> **EXERCISE DETAILS**
Search the listing below for the string "this" and show each line that contains it.

> **SUPPLIED DATA**
▼

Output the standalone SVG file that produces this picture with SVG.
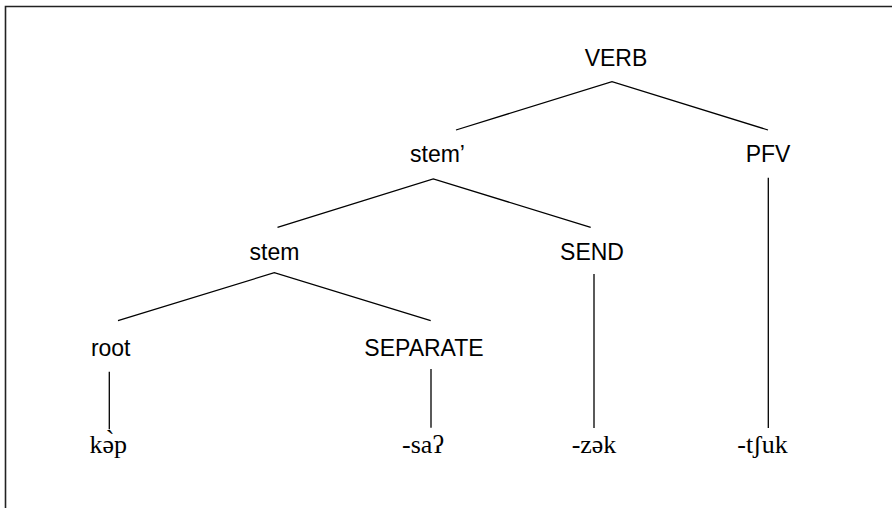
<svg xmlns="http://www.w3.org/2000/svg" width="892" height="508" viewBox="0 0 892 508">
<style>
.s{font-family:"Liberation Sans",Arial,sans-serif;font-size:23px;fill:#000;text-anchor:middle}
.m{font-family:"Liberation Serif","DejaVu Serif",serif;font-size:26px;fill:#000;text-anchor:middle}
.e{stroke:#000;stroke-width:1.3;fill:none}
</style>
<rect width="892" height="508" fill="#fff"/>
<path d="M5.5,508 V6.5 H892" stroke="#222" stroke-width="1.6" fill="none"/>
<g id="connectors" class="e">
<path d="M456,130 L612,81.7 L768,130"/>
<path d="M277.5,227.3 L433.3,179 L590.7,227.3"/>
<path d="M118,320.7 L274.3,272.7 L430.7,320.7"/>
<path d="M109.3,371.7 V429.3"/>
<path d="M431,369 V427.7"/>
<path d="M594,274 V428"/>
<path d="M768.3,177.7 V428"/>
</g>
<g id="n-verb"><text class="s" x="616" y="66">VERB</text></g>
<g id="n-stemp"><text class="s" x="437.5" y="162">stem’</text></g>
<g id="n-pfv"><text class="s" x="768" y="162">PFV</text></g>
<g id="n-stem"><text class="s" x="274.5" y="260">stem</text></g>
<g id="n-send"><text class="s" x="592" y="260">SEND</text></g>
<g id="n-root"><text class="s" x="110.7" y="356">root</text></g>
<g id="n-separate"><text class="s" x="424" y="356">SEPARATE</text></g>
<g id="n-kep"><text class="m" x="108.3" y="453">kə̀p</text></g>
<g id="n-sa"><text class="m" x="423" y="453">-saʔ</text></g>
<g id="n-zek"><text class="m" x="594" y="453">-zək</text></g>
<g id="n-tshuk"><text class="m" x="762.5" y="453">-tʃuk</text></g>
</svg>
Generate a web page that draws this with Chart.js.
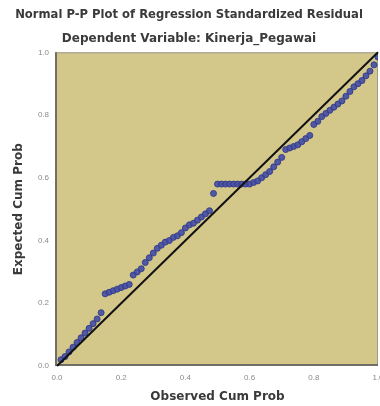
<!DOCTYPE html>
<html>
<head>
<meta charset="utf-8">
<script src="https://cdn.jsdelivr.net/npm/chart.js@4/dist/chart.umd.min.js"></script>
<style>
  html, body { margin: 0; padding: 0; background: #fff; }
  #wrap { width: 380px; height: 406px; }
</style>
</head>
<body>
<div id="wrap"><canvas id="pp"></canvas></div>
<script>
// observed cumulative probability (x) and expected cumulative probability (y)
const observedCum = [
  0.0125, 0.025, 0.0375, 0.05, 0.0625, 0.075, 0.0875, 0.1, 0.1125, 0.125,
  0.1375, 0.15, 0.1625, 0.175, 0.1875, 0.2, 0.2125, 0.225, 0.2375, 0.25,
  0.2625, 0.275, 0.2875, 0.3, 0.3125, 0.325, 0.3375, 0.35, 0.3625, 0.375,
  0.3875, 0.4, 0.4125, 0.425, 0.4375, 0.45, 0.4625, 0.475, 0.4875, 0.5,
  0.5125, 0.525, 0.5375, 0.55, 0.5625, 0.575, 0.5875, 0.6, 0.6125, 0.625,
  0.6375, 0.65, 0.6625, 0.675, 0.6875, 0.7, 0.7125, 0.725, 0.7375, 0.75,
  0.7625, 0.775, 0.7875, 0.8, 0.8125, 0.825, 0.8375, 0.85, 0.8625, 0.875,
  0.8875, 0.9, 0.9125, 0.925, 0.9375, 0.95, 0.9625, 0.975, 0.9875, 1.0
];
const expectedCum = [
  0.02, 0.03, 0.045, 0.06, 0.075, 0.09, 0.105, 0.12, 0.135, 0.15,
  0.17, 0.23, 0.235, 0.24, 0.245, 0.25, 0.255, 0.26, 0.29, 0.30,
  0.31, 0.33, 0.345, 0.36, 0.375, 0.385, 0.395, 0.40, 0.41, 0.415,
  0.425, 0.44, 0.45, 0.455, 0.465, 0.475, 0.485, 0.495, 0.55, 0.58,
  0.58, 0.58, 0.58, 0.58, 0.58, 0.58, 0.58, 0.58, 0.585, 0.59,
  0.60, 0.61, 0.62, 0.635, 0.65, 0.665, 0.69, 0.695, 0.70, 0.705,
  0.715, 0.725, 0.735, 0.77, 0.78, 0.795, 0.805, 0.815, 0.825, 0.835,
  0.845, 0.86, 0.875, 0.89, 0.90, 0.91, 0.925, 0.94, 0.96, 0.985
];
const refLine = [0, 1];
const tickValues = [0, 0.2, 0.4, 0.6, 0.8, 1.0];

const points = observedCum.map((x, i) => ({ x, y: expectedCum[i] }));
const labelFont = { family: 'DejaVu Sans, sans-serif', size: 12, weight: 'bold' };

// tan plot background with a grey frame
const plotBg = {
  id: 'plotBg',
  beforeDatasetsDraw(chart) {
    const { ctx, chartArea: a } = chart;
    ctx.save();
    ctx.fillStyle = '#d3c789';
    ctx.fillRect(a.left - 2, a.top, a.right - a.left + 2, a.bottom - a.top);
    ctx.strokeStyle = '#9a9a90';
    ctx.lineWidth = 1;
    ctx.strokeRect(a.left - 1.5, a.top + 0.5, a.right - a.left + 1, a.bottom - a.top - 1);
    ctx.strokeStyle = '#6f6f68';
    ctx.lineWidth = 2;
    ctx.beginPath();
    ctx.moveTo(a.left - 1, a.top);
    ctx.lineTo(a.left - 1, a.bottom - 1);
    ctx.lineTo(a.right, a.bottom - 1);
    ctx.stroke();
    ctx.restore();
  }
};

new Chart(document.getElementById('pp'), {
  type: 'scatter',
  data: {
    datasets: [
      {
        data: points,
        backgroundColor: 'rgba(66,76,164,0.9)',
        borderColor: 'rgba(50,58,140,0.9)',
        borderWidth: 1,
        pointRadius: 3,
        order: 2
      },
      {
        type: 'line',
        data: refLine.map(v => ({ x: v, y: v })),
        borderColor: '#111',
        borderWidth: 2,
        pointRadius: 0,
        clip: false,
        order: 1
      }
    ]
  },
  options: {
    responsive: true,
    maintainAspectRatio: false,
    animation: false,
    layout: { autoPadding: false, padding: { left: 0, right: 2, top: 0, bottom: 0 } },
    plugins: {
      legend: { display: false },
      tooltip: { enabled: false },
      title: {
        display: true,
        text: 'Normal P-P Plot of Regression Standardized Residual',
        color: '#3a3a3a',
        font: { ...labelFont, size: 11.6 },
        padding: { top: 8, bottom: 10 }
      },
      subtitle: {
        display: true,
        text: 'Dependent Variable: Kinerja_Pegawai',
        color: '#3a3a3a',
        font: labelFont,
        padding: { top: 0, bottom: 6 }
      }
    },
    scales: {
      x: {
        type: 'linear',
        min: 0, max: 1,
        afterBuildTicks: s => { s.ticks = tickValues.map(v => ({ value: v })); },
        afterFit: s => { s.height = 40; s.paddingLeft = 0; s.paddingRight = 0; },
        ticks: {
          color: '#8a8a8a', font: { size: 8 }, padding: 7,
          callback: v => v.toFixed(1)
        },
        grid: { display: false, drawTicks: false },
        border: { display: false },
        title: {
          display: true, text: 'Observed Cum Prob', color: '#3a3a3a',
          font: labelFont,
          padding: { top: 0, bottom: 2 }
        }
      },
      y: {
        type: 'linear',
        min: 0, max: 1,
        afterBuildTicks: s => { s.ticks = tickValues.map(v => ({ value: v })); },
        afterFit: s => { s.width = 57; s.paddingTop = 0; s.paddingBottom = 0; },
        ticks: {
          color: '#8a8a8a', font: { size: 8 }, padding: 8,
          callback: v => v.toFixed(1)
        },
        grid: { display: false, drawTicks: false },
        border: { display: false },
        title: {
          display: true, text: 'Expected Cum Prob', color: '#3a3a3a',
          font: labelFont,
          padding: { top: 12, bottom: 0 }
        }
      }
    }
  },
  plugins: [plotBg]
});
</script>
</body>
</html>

▲

> **THE RESULT**
Output the standalone SVG file that produces this picture with SVG.
Generate a web page that draws this with Chart.js.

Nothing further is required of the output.